Just adding one more tidbit from Henes v. Morrisey.
"All crimes in Wisconsin are statutory. Section 939.10, Stats. 1991-92, declares that "[c]ommon-law crimes have been abolished in Wisconsin." A crime is made up of two parts: proscribed conduct and a prescribed penalty. "The former without the latter is no crime." Wayne R. LaFave and Austin W. Scott, Jr., Criminal Law, sec. 1.2(d) at 9-10 (2d ed. 1986). In this case no statute penalizes a refusal to identify oneself to a law enforcement officer, and no penalty is set forth in the statute for refusing to identify oneself. Section 968.24, upon which the deputies and the majority opinion rely, is not in any chapter defining crimes and setting forth penalties. This statute is part of Chapter 968 entitled "Commencement of Criminal Proceedings 363*363 By its very terms sec. 968.24 empowers a law enforcement officer to stop and question "in the vicinity where the person was stopped." The statute does not authorize a law enforcement officer to make an arrest."

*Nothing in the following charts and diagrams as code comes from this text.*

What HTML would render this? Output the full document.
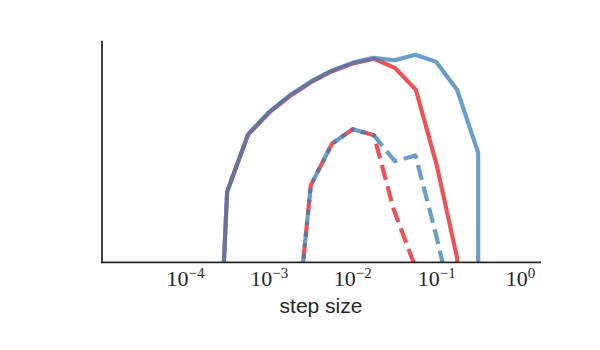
<!DOCTYPE html>
<html>
<head>
<meta charset="utf-8">
<title>step size</title>
<style>
html,body{margin:0;padding:0;background:#ffffff;}
body{width:600px;height:350px;overflow:hidden;font-family:"Liberation Sans",sans-serif;}
svg{display:block;}
.tick{font-family:"Liberation Serif",serif;fill:#262626;}
.lbl{font-family:"Liberation Sans",sans-serif;fill:#262626;}
</style>
</head>
<body>
<svg width="600" height="350" viewBox="0 0 600 350">
<rect x="0" y="0" width="600" height="350" fill="#ffffff"/>
<defs>
<clipPath id="ax"><rect x="102" y="41" width="439.1" height="221.3"/></clipPath>
</defs>
<g clip-path="url(#ax)" fill="none" stroke-width="4.17" stroke-linejoin="round" stroke-linecap="butt">
<path d="M223.50,270.00 L223.85,262.30 L227.10,191.70 L248.10,134.50 L269.10,112.70 L290.00,95.90 L311.00,82.20 L332.00,71.20 L353.00,63.40 L373.60,58.70 L394.80,67.80 L415.80,89.60 L436.55,164.40 L457.25,258.50 L457.25,270.00" stroke="#e41a1c" stroke-opacity="0.75"/>
<path d="M223.55,270.00 L223.90,262.30 L227.20,191.70 L248.10,134.20 L269.10,111.90 L290.00,95.10 L311.00,81.40 L332.00,70.40 L353.00,62.60 L373.60,57.90 L394.40,60.20 L415.40,54.80 L436.30,61.90 L457.20,90.00 L478.20,152.90 L478.20,270.00" stroke="#377eb8" stroke-opacity="0.75"/>
<path d="M303.10,262.30 L310.80,185.30 L332.00,143.70 L352.70,129.20 L373.90,135.20 L393.60,209.20 L413.50,262.30 L415.20,267.00" stroke="#e41a1c" stroke-opacity="0.75" stroke-dasharray="15.4 6.67" stroke-dashoffset="18.5"/>
<path d="M303.10,262.30 L310.80,185.30 L332.00,143.70 L352.70,129.20 L373.90,135.20 L394.80,161.20 L415.50,155.60 L436.20,235.20 L442.50,262.30 L457.20,320.00" stroke="#377eb8" stroke-opacity="0.75" stroke-dasharray="15.4 6.67" stroke-dashoffset="6.8"/>
</g>
<g stroke="#262626" stroke-width="1.74" fill="none" stroke-linecap="square">
<line x1="102" y1="41.7" x2="102" y2="262.3"/>
<line x1="102" y1="262.3" x2="540.2" y2="262.3"/>
</g>
<g fill="#262626" font-family="Liberation Serif, serif" font-size="22">
<text x="185.5" y="286.4" text-anchor="middle">10<tspan dy="-8.3" font-size="15">−4</tspan></text>
<text x="269.3" y="286.4" text-anchor="middle">10<tspan dy="-8.3" font-size="15">−3</tspan></text>
<text x="352.7" y="286.4" text-anchor="middle">10<tspan dy="-8.3" font-size="15">−2</tspan></text>
<text x="436.7" y="286.4" text-anchor="middle">10<tspan dy="-8.3" font-size="15">−1</tspan></text>
<text x="520.5" y="286.4" text-anchor="middle">10<tspan dy="-8.3" font-size="15">0</tspan></text>
</g>
<text x="321" y="313" text-anchor="middle" fill="#262626" font-family="Liberation Sans, sans-serif" font-size="21">step size</text>

</svg>
</body>
</html>
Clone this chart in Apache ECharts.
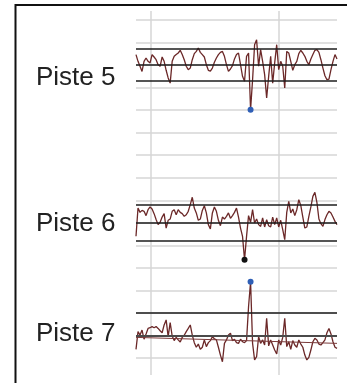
<!DOCTYPE html>
<html>
<head>
<meta charset="utf-8">
<script src="https://cdn.jsdelivr.net/npm/echarts@6/dist/echarts.min.js"></script>
<style>
  html, body { margin: 0; padding: 0; background: #fff; }
  #main { width: 347px; height: 383px; }
</style>
</head>
<body>
<div id="main"></div>
<script>
// track labels
var tracks = ["Piste 5", "Piste 6", "Piste 7"];

// signal values, in units of the track's control band (black lines at +1 / 0 / -1)
var piste5 = [0.65, 0.23, -0.08, -0.4, 0.23, 0.44, 0.23, 0.13, 0.65, 0.5,
  0.33, 0.02, -0.08, 0.5, 0.23, -0.33, -0.81, -1.13, 0.23, 0.54,
  0.65, 0.75, 0.92, 0.65, 0.33, -0.08, -0.29, -0.19, 0.33, 0.71,
  0.85, 1.06, 0.79, 0.65, 0.5, 0.02, -0.33, -0.38, -0.19, 0.17,
  0.44, 0.65, 0.79, 0.85, 0.54, 0.02, -0.4, -0.25, -0.04, 0.38,
  0.65, 0.75, 0.02, -0.71, -1.02, 0.54, 0.75, -2.79, -0.92, 1.27,
  1.58, -0.08, 0.96, 0.23, -0.6, -2.06, -0.71, 0.54, -1.13, 0.13,
  1.27, -0.29, 0.23, -0.08, -1.44, 0.85, 0.75, 0.23, -0.33, 0.02,
  0.23, 0.71, 0.92, 0.75, 0.54, 0.23, 0.02, 0.38, 0.65, 0.92,
  0.96, 0.79, 0.33, -0.19, -0.67, -0.92, -0.88, -0.29, 0.23, 0.65, 0.38];

var piste6 = [-0.74, 0.83, 0.59, 0.7, 0.65, 0.41, 0.74, 0.89, 0.78, 0.52,
  0.19, -0.09, 0.04, 0.33, 0.52, -0.28, 0.15, 0.22, 0.65, 0.74,
  0.46, 0.74, 0.59, 0.52, 0.37, 0.46, 0.65, 1.02, 1.43, 0.83,
  0.56, 0.15, 0.22, 0.7, 0.96, 0.56, -0.09, -0.33, 0.56, 0.89,
  0.65, 0.15, -0.15, 0.33, 0.22, 0.37, 0.56, 0.26, 0.41, 0.59,
  0.83, 0.33, -0.28, -0.74, -2.04, -0.74, 0.41, 0.04, 0.74, 0,
  0.22, -0.09, -0.19, 0.28, -0.22, 0.19, -0.15, -0.22, 0.33, -0.09,
  0.28, -0.22, 0.15, -0.37, -0.93, 0.59, 1.2, 0.56, 0.78, 0.41,
  0.74, 1.3, 0.96, 0.33, -0.28, -0.22, 0.37, 0.89, 1.48, 1.7,
  1.15, 0.22, -0.04, -0.19, 0.19, 0.46, 0.65, 0.56, 0.33, 0.09, -0.09];

var piste7 = [-0.58, 0.19, 0.04, 0.26, -0.14, 0.09, 0.33, 0.36, 0.41, 0.36,
  0.41, 0.33, 0.23, 0.14, 0.48, 0.7, -0.03, 0.58, 0, -0.2,
  -0.06, -0.17, -0.26, -0.06, 0.03, 0.19, 0.33, 0.48, 0.04, -0.29,
  -0.49, -0.35, -0.58, -0.49, -0.17, -0.46, -0.29, -0.2, -0.03, -0.12,
  -0.17, -0.49, -0.83, -1.12, -0.32, -0.17, 0.04, 0.12, -0.2, -0.14,
  -0.29, -0.32, -0.14, -0.25, -0.29, -0.2, 1.28, 2.36, -0.32, -1.04,
  -0.9, -0.03, -0.32, -0.17, -0.39, 0.77, -0.43, -0.17, -0.39, -0.61,
  -0.78, -0.17, -0.39, -0.06, 0.77, -0.46, -0.25, -0.58, -0.2, -0.39,
  -0.49, -0.17, -0.35, -0.49, -0.83, -1.04, -0.93, -0.61, -0.25, -0.1,
  -0.17, -0.35, -0.39, -0.29, -0.17, 0.14, 0.33, 0.09, -0.25, -0.49, -0.54];

// control lines per track, and the trend line of track 7 (start, end)
var bands5 = [1, 0, -1];
var bands6 = [1, 0, -1];
var bands7 = [1, 0];
var trend7 = [-0.06, -0.32];

var myChart = echarts.init(document.getElementById("main"));

var gridColor = "#d6d6d6";
var lineColor = "#6b2828";
var blue = "#2f5fb6";
var labelFont = "26px 'Liberation Sans', Arial, sans-serif";

function pairs(vals) {
  return vals.map(function (v, i) { return [i, v]; });
}

function bandLines(list, strong) {
  return list.map(function (v) {
    return { yAxis: v, lineStyle: { color: v === 0 && strong ? "#4a4a4a" : "#1c1c1c", width: v === 0 && strong ? 2 : 1.5, type: "solid" } };
  });
}

function trackSeries(idx, vals, bands, pointType, pointColor, extraLines) {
  var lines = bandLines(bands, idx === 4);
  if (extraLines) lines = lines.concat(extraLines);
  return {
    type: "line",
    xAxisIndex: idx,
    yAxisIndex: idx,
    data: pairs(vals),
    showSymbol: false,
    clip: false,
    silent: true,
    lineStyle: { color: lineColor, width: 1.3 },
    markLine: {
      silent: true,
      symbol: "none",
      label: { show: false },
      data: lines
    },
    markPoint: {
      silent: true,
      symbol: "circle",
      symbolSize: 6,
      itemStyle: { color: pointColor },
      label: { show: false },
      data: [{ type: pointType }]
    }
  };
}

var hidden = { show: false };

var option = {
  animation: false,
  grid: [
    { left: 23, right: 10, top: 11, bottom: 8 },     // vertical grid lines
    { left: 136, right: 10, top: 20, bottom: 25 },   // horizontal grid lines
    { left: 136, right: 10, top: 33, bottom: 270 },  // Piste 5
    { left: 136, right: 10, top: 187, bottom: 106 }, // Piste 6
    { left: 136, right: 10, top: 267, bottom: 1 }    // Piste 7
  ],
  xAxis: [
    {
      gridIndex: 0, type: "value", min: 0, max: 314 / 128, interval: 1,
      axisLine: hidden, axisTick: hidden, axisLabel: hidden,
      splitLine: { show: true, showMinLine: false, showMaxLine: false, lineStyle: { color: gridColor, width: 1.5 } }
    },
    { gridIndex: 1, type: "value", min: 0, max: 1, show: false },
    { gridIndex: 2, type: "value", min: 0, max: 100, show: false },
    { gridIndex: 3, type: "value", min: 0, max: 100, show: false },
    { gridIndex: 4, type: "value", min: 0, max: 100, show: false }
  ],
  yAxis: [
    { gridIndex: 0, type: "value", min: 0, max: 1, show: false },
    {
      gridIndex: 1, type: "value", min: 0, max: 15, interval: 1,
      axisLine: hidden, axisTick: hidden, axisLabel: hidden,
      splitLine: { show: true, lineStyle: { color: gridColor, width: 1.5 } }
    },
    { gridIndex: 2, type: "value", min: -3, max: 2, show: false },
    { gridIndex: 3, type: "value", min: -3, max: 2, show: false },
    { gridIndex: 4, type: "value", min: -2, max: 3, show: false }
  ],
  series: [
    trackSeries(2, piste5, bands5, "min", blue),
    trackSeries(3, piste6, bands6, "min", "#111"),
    trackSeries(4, piste7, bands7, "max", blue, [
      [
        { coord: [0, trend7[0]], lineStyle: { color: "#7a3a3a", width: 1, type: "solid" } },
        { coord: [piste7.length - 1, trend7[1]] }
      ]
    ])
  ],
  graphic: [
    {
      type: "rect",
      shape: { x: 15.5, y: 5, width: 400, height: 400 },
      style: { fill: "none", stroke: "#111", lineWidth: 2 },
      silent: true
    },
    {
      type: "text", left: 36, top: 65,
      style: { text: tracks[0], font: labelFont, fill: "#222" }
    },
    {
      type: "text", left: 36, top: 211,
      style: { text: tracks[1], font: labelFont, fill: "#222" }
    },
    {
      type: "text", left: 36, top: 321,
      style: { text: tracks[2], font: labelFont, fill: "#222" }
    }
  ]
};

myChart.setOption(option);
</script>
</body>
</html>
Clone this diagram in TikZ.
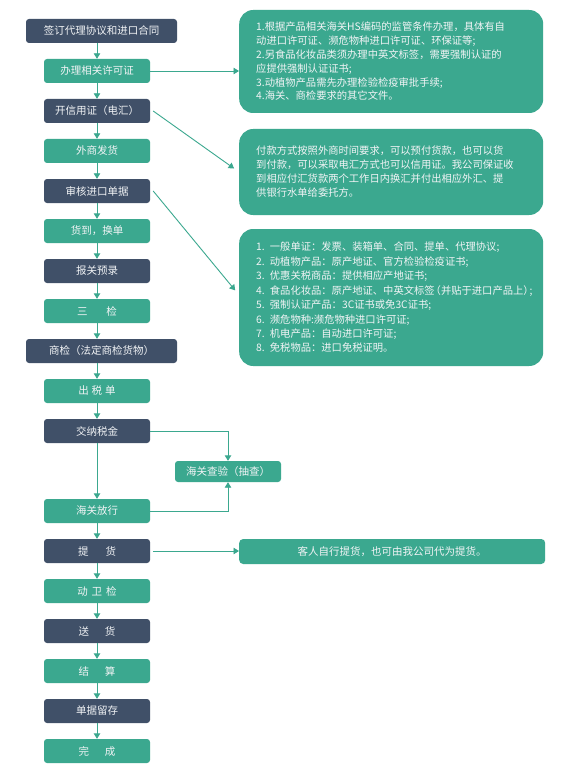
\documentclass[tikz,border=0pt]{standalone}
\usepackage{fontspec}
\setmainfont{Noto Sans CJK SC}
\usetikzlibrary{arrows.meta,positioning}
\definecolor{gr}{RGB}{59,168,143}
\definecolor{dk}{RGB}{64,80,104}
\definecolor{tx}{RGB}{242,244,246}
\tikzset{
  base/.style={rounded corners=3pt, minimum height=24pt, inner sep=0pt, text=tx, font=\fontsize{10.5}{12}\selectfont},
  gbox/.style={base, fill=gr, minimum width=106pt},
  dbox/.style={base, fill=dk, minimum width=106pt},
  dwide/.style={base, fill=dk, minimum width=151pt},
  note/.style={fill=gr, text=tx, rounded corners=14pt, text width=270pt, inner xsep=17pt, inner ysep=0pt, align=left, anchor=west},
  arr/.style={draw=gr, line width=0.9pt, -{Triangle[width=6.5pt,length=5.5pt]}},
}
\begin{document}
\begin{tikzpicture}[x=1pt,y=-1pt]
\useasboundingbox[fill=white] (0,0) rectangle (576,770);
% main chain
\node[dwide] (n1)  at (101.5,31) {签订代理协议和进口合同};
\node[gbox]  (n2)  at (97,71)  {办理相关许可证};
\node[dbox]  (n3)  at (97,111) {开信用证（电汇）};
\node[gbox]  (n4)  at (97,151) {外商发货};
\node[dbox]  (n5)  at (97,191) {审核进口单据};
\node[gbox]  (n6)  at (97,231) {货到，换单};
\node[dbox]  (n7)  at (97,271) {报关预录};
\node[gbox]  (n8)  at (97,311) {三\hspace{19pt}检};
\node[dwide] (n9)  at (101.5,351) {商检（法定商检货物）};
\node[gbox]  (n10) at (97,391) {出\hspace{3pt}税\hspace{3pt}单};
\node[dbox]  (n11) at (97,431) {交纳税金};
\node[gbox, minimum width=106pt, minimum height=21pt] (chk) at (228,471.5) {海关查验（抽查）};
\node[gbox]  (n12) at (97,511) {海关放行};
\node[dbox]  (n13) at (97,551) {提\hspace{17pt}货};
\node[gbox]  (n14) at (97,591) {动\hspace{4pt}卫\hspace{4pt}检};
\node[dbox]  (n15) at (97,631) {送\hspace{16pt}货};
\node[gbox]  (n16) at (97,671) {结\hspace{16pt}算};
\node[dbox]  (n17) at (97,711) {单据留存};
\node[gbox]  (n18) at (97,751) {完\hspace{16pt}成};
% notes
\node[note, minimum height=103pt, font=\fontsize{10.3}{13.8}\selectfont] (b1) at (239,61.5) {%
1.根据产品相关海关HS编码的监管条件办理，具体有自\\
动进口许可证、濒危物种进口许可证、环保证等;\\
2.另食品化妆品类须办理中英文标签，需要强制认证的\\
应提供强制认证证书;\\
3.动植物产品需先办理检验检疫审批手续;\\
4.海关、商检要求的其它文件。};
\node[note, minimum height=86pt, font=\fontsize{10.3}{14}\selectfont] (b2) at (239,172) {%
付款方式按照外商时间要求，可以预付货款，也可以货\\
到付款，可以采取电汇方式也可以信用证。我公司保证收\\
到相应付汇货款两个工作日内换汇并付出相应外汇、提\\
供银行水单给委托方。};
\node[note, minimum height=137pt, font=\fontsize{10.3}{14.4}\selectfont] (b3) at (239,297.5) {%
1. 一般单证：发票、装箱单、合同、提单、代理协议;\\
2. 动植物产品：原产地证、官方检验检疫证书;\\
3. 优惠关税商品：提供相应产地证书;\\
4. 食品化妆品：原产地证、中英文标签\kern-4pt（并贴于进口产品上）\kern-4pt;\\
5. 强制认证产品：3C证书或免3C证书;\\
6. 濒危物种:濒危物种进口许可证;\\
7. 机电产品：自动进口许可证;\\
8. 免税物品：进口免税证明。};
\node[note, rounded corners=4pt, text width=306pt, minimum height=25pt, inner xsep=0pt, align=center, font=\fontsize{10.5}{12}\selectfont] (b4) at (239,551.5) {客人自行提货，也可由我公司代为提货。};
% vertical chain arrows (column x of the narrow boxes)
\foreach \a/\b in {n1/n2,n2/n3,n3/n4,n4/n5,n5/n6,n6/n7,n7/n8,n8/n9,n9/n10,n10/n11,n11/n12,n12/n13,n13/n14,n14/n15,n15/n16,n16/n17,n17/n18}
  \draw[arr] (\a.south -| n2.south) -- (\b.north -| n2.south);
% side arrows
\draw[arr] (n2.east) -- (n2.east -| b1.west);
\draw[arr, shorten >=6pt] ([xshift=3pt]n3.east) -- (b2.west);
\draw[arr, shorten >=6pt] ([xshift=3pt]n5.east) -- ([yshift=2.5pt]b3.west);
\draw[arr] (n11.east) -| (chk.north);
\draw[arr] (n12.east) -| (chk.south);
\draw[arr] ([xshift=3pt]n13.east) -- (n13.east -| b4.west);
\end{tikzpicture}
\end{document}
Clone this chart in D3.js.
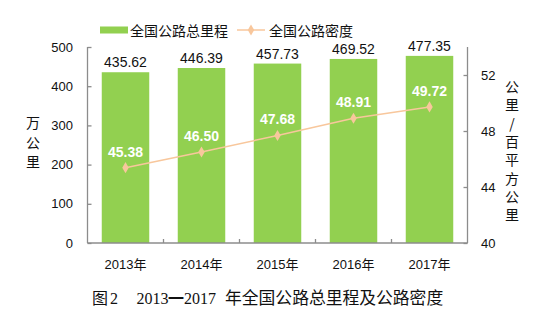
<!DOCTYPE html>
<html>
<head>
<meta charset="utf-8">
<script src="https://cdn.jsdelivr.net/npm/d3@7/dist/d3.min.js"></script>
<style>
  html, body { margin: 0; padding: 0; background: #fff; }
  svg { display: block; }
  text { font-family: "Liberation Sans", Arial, "Noto Sans CJK SC", sans-serif; }
</style>
</head>
<body>
<svg id="chart" width="550" height="323"></svg>
<script>
// Road network data, 2013–2017
const years = ["2013年", "2014年", "2015年", "2016年", "2017年"];
const mileage = [435.62, 446.39, 457.73, 469.52, 477.35];   // 万公里
const density = [45.38, 46.50, 47.68, 48.91, 49.72];       // 公里/百平方公里
const leftTicks = [0, 100, 200, 300, 400, 500];
const rightTicks = [40, 44, 48, 52];

const barColor = "#92d050";
const lineColor = "#f8c79c";
const axisColor = "#8c8c8c";
const cjk = "'Noto Sans CJK SC', sans-serif";
const serif = "'Liberation Serif', 'Times New Roman', serif";

const svg = d3.select("#chart");
const plotL = 87.5, plotR = 467.5, plotT = 47, plotB = 243;

const x = d3.scaleBand().domain(years).range([plotL, plotR]).paddingInner(0.375).paddingOuter(0.1875);
const yL = d3.scaleLinear().domain([0, 500]).range([plotB, plotT]);
const yR = d3.scaleLinear().domain([40, 54]).range([plotB, plotT]);

// Bars
svg.append("g").selectAll("rect").data(mileage).join("rect")
  .attr("x", (d, i) => x(years[i]))
  .attr("y", d => yL(d))
  .attr("width", x.bandwidth())
  .attr("height", d => yL(0) - yL(d))
  .attr("fill", barColor);

// Bar value labels
svg.append("g").selectAll("text").data(mileage).join("text")
  .attr("x", (d, i) => x(years[i]) + x.bandwidth() / 2)
  .attr("y", d => yL(d) - 5)
  .attr("text-anchor", "middle")
  .attr("font-size", 14)
  .attr("fill", "#111")
  .text(d => d.toFixed(2));

// Left axis
const gL = svg.append("g").attr("transform", `translate(${plotL},0)`)
  .call(d3.axisRight(yL).tickValues(leftTicks).tickSize(4).tickFormat(""));
gL.selectAll("path, line").attr("stroke", axisColor).attr("stroke-width", 1.3);
gL.select(".domain").attr("d", `M0,${plotT}V${plotB}`);
svg.append("g").selectAll("text").data(leftTicks).join("text")
  .attr("x", 73).attr("y", d => yL(d) + 4.5)
  .attr("text-anchor", "end").attr("font-size", 13).attr("fill", "#111")
  .text(d => d);

// Right axis
const gR = svg.append("g").attr("transform", `translate(${plotR},0)`)
  .call(d3.axisLeft(yR).tickValues(rightTicks).tickSize(4).tickFormat(""));
gR.selectAll("path, line").attr("stroke", axisColor).attr("stroke-width", 1.3);
gR.select(".domain").attr("d", `M0,${plotT}V${plotB}`);
svg.append("g").selectAll("text").data(rightTicks).join("text")
  .attr("x", 481).attr("y", d => yR(d) + 4.5)
  .attr("text-anchor", "start").attr("font-size", 13).attr("fill", "#111")
  .text(d => d);

// Bottom axis: baseline with ticks between categories
const gB = svg.append("g");
gB.append("line").attr("x1", plotL).attr("x2", plotR).attr("y1", plotB).attr("y2", plotB)
  .attr("stroke", axisColor).attr("stroke-width", 1.3);
const step = x.step();
gB.selectAll("line.tick").data(years.slice(1)).join("line")
  .attr("class", "tick")
  .attr("x1", d => x(d) - x.paddingInner() * step / 2)
  .attr("x2", d => x(d) - x.paddingInner() * step / 2)
  .attr("y1", plotB).attr("y2", plotB - 4)
  .attr("stroke", axisColor).attr("stroke-width", 1.3);
gB.selectAll("text").data(years).join("text")
  .attr("x", d => x(d) + x.bandwidth() / 2)
  .attr("y", 269)
  .attr("text-anchor", "middle").attr("font-size", 13).attr("fill", "#111")
  .text(d => d);

// Density line
const pts = density.map((d, i) => [x(years[i]) + x.bandwidth() / 2, yR(d)]);
svg.append("path").attr("d", d3.line()(pts))
  .attr("fill", "none").attr("stroke", lineColor).attr("stroke-width", 1.5);
const diamond = d3.symbol().type(d3.symbolDiamond).size(36);
svg.append("g").selectAll("path").data(pts).join("path")
  .attr("transform", d => `translate(${d[0]},${d[1]})`)
  .attr("d", diamond).attr("fill", lineColor);
svg.append("g").selectAll("text").data(density).join("text")
  .attr("x", (d, i) => pts[i][0])
  .attr("y", d => yR(d) - 11)
  .attr("text-anchor", "middle").attr("font-size", 14).attr("font-weight", "bold")
  .attr("fill", "#fff")
  .text(d => d.toFixed(2));

// Axis titles (vertical, one character per row)
const leftTitle = "万公里".split("");
svg.append("g").selectAll("text").data(leftTitle).join("text")
  .attr("x", 33).attr("y", (d, i) => 128 + i * 19.5)
  .attr("text-anchor", "middle").attr("font-size", 14).attr("fill", "#111")
  .style("font-family", cjk)
  .text(d => d);
const rightTitle = ["公", "里", "/", "百", "平", "方", "公", "里"];
svg.append("g").selectAll("text").data(rightTitle).join("text")
  .attr("x", 512).attr("y", (d, i) => 92 + i * 18.3)
  .attr("text-anchor", "middle").attr("font-size", 14).attr("fill", "#111")
  .style("font-family", cjk)
  .text(d => d);

// Legend
const lg = svg.append("g");
lg.append("rect").attr("x", 100).attr("y", 26.5).attr("width", 28).attr("height", 7).attr("fill", barColor);
lg.append("text").attr("x", 130).attr("y", 35.5).attr("font-size", 14).attr("fill", "#111")
  .style("font-family", cjk).text("全国公路总里程");
lg.append("line").attr("x1", 237).attr("x2", 265).attr("y1", 30).attr("y2", 30)
  .attr("stroke", lineColor).attr("stroke-width", 1.5);
lg.append("path").attr("transform", "translate(251,30)").attr("d", diamond).attr("fill", lineColor);
lg.append("text").attr("x", 269).attr("y", 35.5).attr("font-size", 14).attr("fill", "#111")
  .style("font-family", cjk).text("全国公路密度");

// Caption
const cap = svg.append("text").attr("y", 304).attr("fill", "#111");
cap.append("tspan").attr("x", 92).attr("font-size", 16).style("font-family", cjk).text("图");
cap.append("tspan").attr("x", 110).attr("font-size", 16).style("font-family", serif).text("2");
cap.append("tspan").attr("x", 136.5).attr("font-size", 16).style("font-family", serif).text("2013");
cap.append("tspan").attr("x", 168).attr("font-size", 16).attr("font-weight", "bold").style("font-family", cjk).text("一");
cap.append("tspan").attr("x", 184).attr("font-size", 16).style("font-family", serif).text("2017");
cap.append("tspan").attr("x", 225).attr("font-size", 16.8).style("font-family", cjk).text("年全国公路总里程及公路密度");
</script>
</body>
</html>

968.24 (temporary questioning) has no penalty, so any cop trying to tell you they are going to arrest you for not giving a name is doing two things: 1) Changing 968.24 at their whim to have a penalty, and 2) trying to change 946.41 at their whim to include not giving a name as part of obstructing conditions.
Enough time has passed since 1995 where I believe they lose their qualified immunity as a cop too (in 1995 it was too early and unclear, thus in Henes V Morrisey, it was stated they still had qualified immunity. These days, it's not going to fly.